In the 7th Ward, Councilwoman Wendy McCammack is defending her seat against Jim Mulvihill, an urban planner and professor emeritus of geography and environmental studies at Cal State San Bernardino.

The roughly 90-minute forum focused on issues such as attracting businesses to San Bernardino and the city’s relationship with the San Bernardino International Airport.

Each candidate was given two minutes for an opening statement, two minutes to answer each question and two minutes for a closing statement.

The Governmental Affairs Division of the San Bernardino Area Chamber of Commerce hosted the forum, with board member Brad White acting as moderator.

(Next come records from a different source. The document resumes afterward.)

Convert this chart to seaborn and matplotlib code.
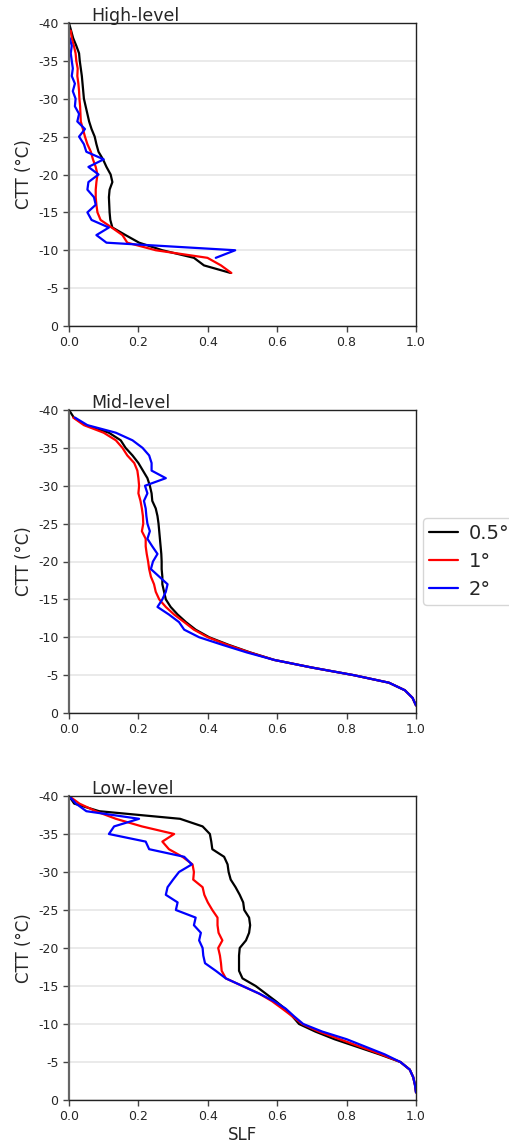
import numpy as np
import pandas as pd
import matplotlib
matplotlib.use("Agg")
import matplotlib.pyplot as plt
import seaborn as sns

# ---------------- data ----------------
resolutions = ["0.5°", "1°", "2°"]
colors = ["black", "red", "blue"]
panel_titles = ["High-level", "Mid-level", "Low-level"]
yticks = [0, -5, -10, -15, -20, -25, -30, -35, -40]
xticks = [0.0, 0.2, 0.4, 0.6, 0.8, 1.0]

# High-level
high_ctt_05 = list(range(-40, -6))
high_slf_05 = [0.000, 0.006, 0.012, 0.021, 0.029, 0.031, 0.034, 0.037, 0.039, 0.041,
               0.043, 0.048, 0.053, 0.058, 0.065, 0.074, 0.079, 0.085, 0.098, 0.108,
               0.120, 0.125, 0.117, 0.115, 0.116, 0.117, 0.119, 0.125, 0.163, 0.202,
               0.269, 0.360, 0.389, 0.466]
high_ctt_1 = list(range(-39, -6))
high_slf_1 = [0.005, 0.008, 0.014, 0.019, 0.021, 0.025, 0.024, 0.027, 0.029, 0.030,
              0.032, 0.033, 0.034, 0.040, 0.046, 0.053, 0.063, 0.069, 0.077, 0.082,
              0.079, 0.077, 0.077, 0.079, 0.082, 0.091, 0.123, 0.154, 0.168, 0.250,
              0.399, 0.438, 0.468]
high_ctt_2 = list(range(-38, -8))
high_slf_2 = [0.002, 0.008, 0.005, 0.008, 0.011, 0.008, 0.017, 0.011, 0.019, 0.017,
              0.029, 0.024, 0.046, 0.029, 0.043, 0.050, 0.100, 0.056, 0.085, 0.056,
              0.053, 0.072, 0.077, 0.053, 0.065, 0.115, 0.079, 0.108, 0.479, 0.423]

# Mid-level
mid_ctt_05 = list(range(-40, 0))
mid_slf_05 = [0.000, 0.014, 0.048, 0.115, 0.149, 0.163, 0.183, 0.200, 0.213, 0.226,
              0.233, 0.238, 0.240, 0.250, 0.255, 0.258, 0.260, 0.262, 0.264, 0.266,
              0.267, 0.267, 0.269, 0.269, 0.274, 0.279, 0.293, 0.313, 0.337, 0.365,
              0.404, 0.460, 0.522, 0.592, 0.700, 0.820, 0.922, 0.968, 0.990, 1.000]
mid_ctt_1 = list(range(-39, 0))
mid_slf_1 = [0.012, 0.043, 0.100, 0.135, 0.154, 0.168, 0.188, 0.197, 0.200, 0.202,
             0.200, 0.206, 0.210, 0.213, 0.214, 0.210, 0.221, 0.221, 0.224, 0.228,
             0.231, 0.236, 0.245, 0.250, 0.260, 0.279, 0.303, 0.332, 0.360, 0.400,
             0.456, 0.520, 0.592, 0.700, 0.820, 0.922, 0.968, 0.990, 1.000]
mid_ctt_2 = list(range(-39, 0))
mid_slf_2 = [0.017, 0.053, 0.135, 0.183, 0.212, 0.231, 0.238, 0.238, 0.279, 0.219,
             0.226, 0.216, 0.221, 0.223, 0.226, 0.233, 0.226, 0.240, 0.255, 0.242,
             0.236, 0.260, 0.284, 0.279, 0.269, 0.255, 0.288, 0.317, 0.332, 0.375,
             0.442, 0.512, 0.592, 0.700, 0.820, 0.922, 0.968, 0.990, 1.000]

# Low-level
low_ctt_05 = list(range(-40, 0))
low_slf_05 = [0.000, 0.015, 0.087, 0.320, 0.385, 0.406, 0.410, 0.413, 0.447, 0.457,
              0.460, 0.466, 0.480, 0.492, 0.502, 0.505, 0.519, 0.522, 0.519, 0.510,
              0.492, 0.490, 0.490, 0.490, 0.500, 0.538, 0.567, 0.596, 0.623, 0.644,
              0.663, 0.710, 0.765, 0.830, 0.895, 0.955, 0.982, 0.992, 0.997, 1.000]
low_ctt_1 = list(range(-40, 0))
low_slf_1 = [0.000, 0.030, 0.077, 0.135, 0.210, 0.303, 0.269, 0.288, 0.327, 0.356,
             0.360, 0.358, 0.385, 0.390, 0.400, 0.413, 0.428, 0.428, 0.431, 0.442,
             0.430, 0.435, 0.438, 0.440, 0.452, 0.500, 0.548, 0.585, 0.615, 0.644,
             0.672, 0.720, 0.780, 0.840, 0.900, 0.955, 0.982, 0.992, 0.997, 1.000]
low_ctt_2 = list(range(-40, 0))
low_slf_2 = [0.000, 0.020, 0.050, 0.202, 0.130, 0.115, 0.221, 0.231, 0.332, 0.354,
             0.317, 0.300, 0.284, 0.279, 0.313, 0.308, 0.365, 0.360, 0.380, 0.375,
             0.385, 0.387, 0.392, 0.423, 0.452, 0.500, 0.548, 0.591, 0.625, 0.649,
             0.675, 0.730, 0.800, 0.855, 0.910, 0.955, 0.982, 0.992, 0.997, 1.000]

panels = [
    [(high_ctt_05, high_slf_05), (high_ctt_1, high_slf_1), (high_ctt_2, high_slf_2)],
    [(mid_ctt_05, mid_slf_05), (mid_ctt_1, mid_slf_1), (mid_ctt_2, mid_slf_2)],
    [(low_ctt_05, low_slf_05), (low_ctt_1, low_slf_1), (low_ctt_2, low_slf_2)],
]

# ---------------- style ----------------
sns.set_style("ticks")
plt.rcParams["font.family"] = ["DejaVu Sans"]
plt.rcParams["axes.unicode_minus"] = False

fig = plt.figure(figsize=(5.09, 11.44), dpi=100)
W, H = 509, 1144
boxes = [(69, 23, 416, 326), (69, 410, 416, 713), (69, 796, 416, 1100)]
palette = dict(zip(resolutions, colors))

for i, (box, series) in enumerate(zip(boxes, panels)):
    l, t, r, b = box
    ax = fig.add_axes([l / W, 1 - b / H, (r - l) / W, (b - t) / H])
    frames = []
    for res, (ctt, slf) in zip(resolutions, series):
        frames.append(pd.DataFrame({"CTT": ctt, "SLF": slf, "res": res}))
    df = pd.concat(frames, ignore_index=True)
    df["res"] = pd.Categorical(df["res"], categories=resolutions, ordered=True)
    sns.lineplot(data=df, x="SLF", y="CTT", hue="res", palette=palette,
                 hue_order=resolutions, orient="y", estimator=None,
                 linewidth=1.6, ax=ax, legend=(i == 1))
    ax.set_xlim(0, 1)
    ax.set_ylim(0, -40)
    ax.set_yticks(yticks)
    ax.set_yticklabels([str(v) for v in yticks])
    ax.set_xticks(xticks)
    ax.set_xticklabels([f"{v:.1f}" for v in xticks])
    ax.tick_params(labelsize=9, length=4, width=1, color="#444444")
    ax.yaxis.grid(True, color="#e6e6e6", linewidth=1.2)
    ax.set_axisbelow(True)
    ax.set_ylabel("CTT (°C)", fontsize=12)
    ax.set_xlabel("SLF" if i == 2 else "", fontsize=12, labelpad=1.5)
    for side in ["top", "right", "bottom"]:
        ax.spines[side].set_color("#222222")
        ax.spines[side].set_linewidth(1.0)
    ax.spines["left"].set_color("#666666")
    ax.spines["left"].set_linewidth(1.6)
    ax.text(0.063, 1.006, panel_titles[i], transform=ax.transAxes,
            fontsize=12.5, va="baseline", ha="left")
    if i == 1:
        leg = ax.legend(loc="center left", bbox_to_anchor=(1.02, 0.5),
                        borderaxespad=0.0, fontsize=14, title=None,
                        handlelength=1.5, handletextpad=0.55, borderpad=0.3,
                        labelspacing=0.45)

fig.savefig("out.png", dpi=100)
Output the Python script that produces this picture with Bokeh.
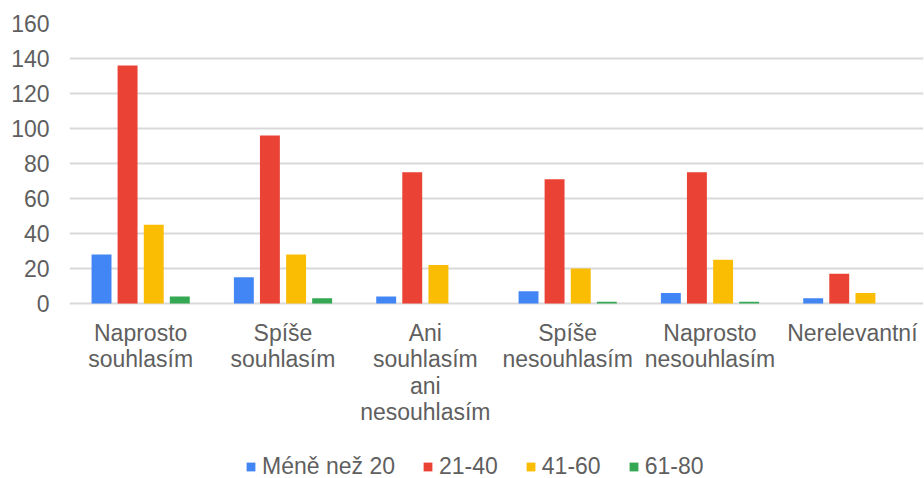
from bokeh.plotting import figure
from bokeh.models import (ColumnDataSource, Legend, LegendItem, FactorRange, Range1d,
                          FixedTicker, LabelSet)
from bokeh.core.properties import value
from bokeh.transform import dodge
from bokeh.embed import file_html
from bokeh.resources import INLINE

categories = ["Naprosto souhlasím", "Spíše souhlasím", "Ani souhlasím ani nesouhlasím",
              "Spíše nesouhlasím", "Naprosto nesouhlasím", "Nerelevantní"]
category_lines = [["Naprosto", "souhlasím"], ["Spíše", "souhlasím"],
                  ["Ani", "souhlasím", "ani", "nesouhlasím"],
                  ["Spíše", "nesouhlasím"], ["Naprosto", "nesouhlasím"], ["Nerelevantní"]]
series_names = ["Méně než 20", "21-40", "41-60", "61-80"]
mene_nez_20 = [28, 15, 4, 7, 6, 3]
v21_40 = [136, 96, 75, 71, 75, 17]
v41_60 = [45, 28, 22, 20, 25, 6]
v61_80 = [4, 3, 0, 1, 1, 0]
y_ticks = [0, 20, 40, 60, 80, 100, 120, 140, 160]

colors = ["#4285f4", "#ea4335", "#fbbc04", "#34a853"]
offsets = [-0.275, -0.092, 0.092, 0.275]
FONT = "Liberation Sans"
TEXT_COLOR = "#5f5f5f"

W, H = 924, 478
LEFT, TOP = 69, 23
FRAME_W = 854
FRAME_H = H - TOP
PLOT_H = 280                      # pixel height of the 0..160 value band
PX_PER_UNIT = PLOT_H / 160
Y_START = 160 - FRAME_H / PX_PER_UNIT   # extra room below 0 for category labels + legend
LINE_BASELINES_PX = [37, 63.5, 90, 116.5]

source = ColumnDataSource(data=dict(cat=categories, s0=mene_nez_20, s1=v21_40, s2=v41_60, s3=v61_80))

p = figure(x_range=FactorRange(*categories), y_range=Range1d(Y_START, 160),
           width=W, height=H, frame_width=FRAME_W, frame_height=FRAME_H,
           min_border_left=LEFT, min_border_top=TOP, min_border_right=W - LEFT - FRAME_W,
           min_border_bottom=0,
           output_backend="svg", toolbar_location=None)
p.outline_line_color = None
p.background_fill_color = "white"

renderers = []
for i, key in enumerate(["s0", "s1", "s2", "s3"]):
    r = p.vbar(x=dodge("cat", offsets[i], range=p.x_range), top=key, width=0.14,
               source=source, fill_color=colors[i], line_color=None)
    renderers.append(r)

p.xgrid.grid_line_color = None
p.ygrid.grid_line_color = "#d9d9d9"
p.ygrid.grid_line_width = 2
p.yaxis.ticker = FixedTicker(ticks=y_ticks)

p.xaxis.visible = False
ax = p.yaxis[0]
ax.axis_line_color = None
ax.major_tick_line_color = None
ax.minor_tick_line_color = None
ax.major_tick_out = 0
ax.major_tick_in = 0
ax.major_label_text_font = FONT
ax.major_label_text_font_size = "23px"
ax.major_label_text_color = TEXT_COLOR
ax.major_label_standoff = 20

# multi-line category labels
lx, ly, lt = [], [], []
for cat, lines in zip(categories, category_lines):
    for j, line in enumerate(lines):
        lx.append(cat)
        ly.append(-LINE_BASELINES_PX[j] / PX_PER_UNIT)
        lt.append(line)
label_src = ColumnDataSource(data=dict(x=lx, y=ly, text=lt))
labels = LabelSet(x="x", y="y", text="text", source=label_src, text_align="center",
                  text_baseline="alphabetic", text_font=value(FONT),
                  text_font_size=value("23px"), text_color=value(TEXT_COLOR))
p.add_layout(labels)

legend = Legend(items=[LegendItem(label=series_names[i], renderers=[renderers[i]]) for i in range(4)],
                orientation="horizontal", location=(176, -2), padding=0, margin=0,
                spacing=27, label_standoff=6, glyph_width=11, glyph_height=11,
                border_line_color=None, background_fill_alpha=0,
                label_text_font=FONT, label_text_font_size="23px", label_text_color=TEXT_COLOR)
p.add_layout(legend, "center")

open("out.html", "w").write(file_html(p, INLINE))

Concerning how to attract new businesses, creating a safe and clean city was cited as a top priority among the candidates, with Valdivia adding that regulations and excessive fees need to be reduced.

Mulvihill mentioned business incentives for job training and employment.

On how to get businesses to comply with city codes, McCammack said the city needs to enforce the laws on the books, while Lee suggested better communication between city departments, including fire and police, will help gain compliance.

Brinker said “good, new businesses” will “out-compete” bad ones.

Kelley cited his opposition to low-income housing projects, saying family-friendly neighborhoods attract the types of good businesses for which the city is looking.

Candidates spoke about the need for more transparency at the airport.

Lee said the city needs to build better relationships at the airport, while Kelley said the airport’s spending authority ought to be reduced.

Brinker said the airport has the potential to provide benefits in the future, but the city needs to balance its budget and reform employee pensions.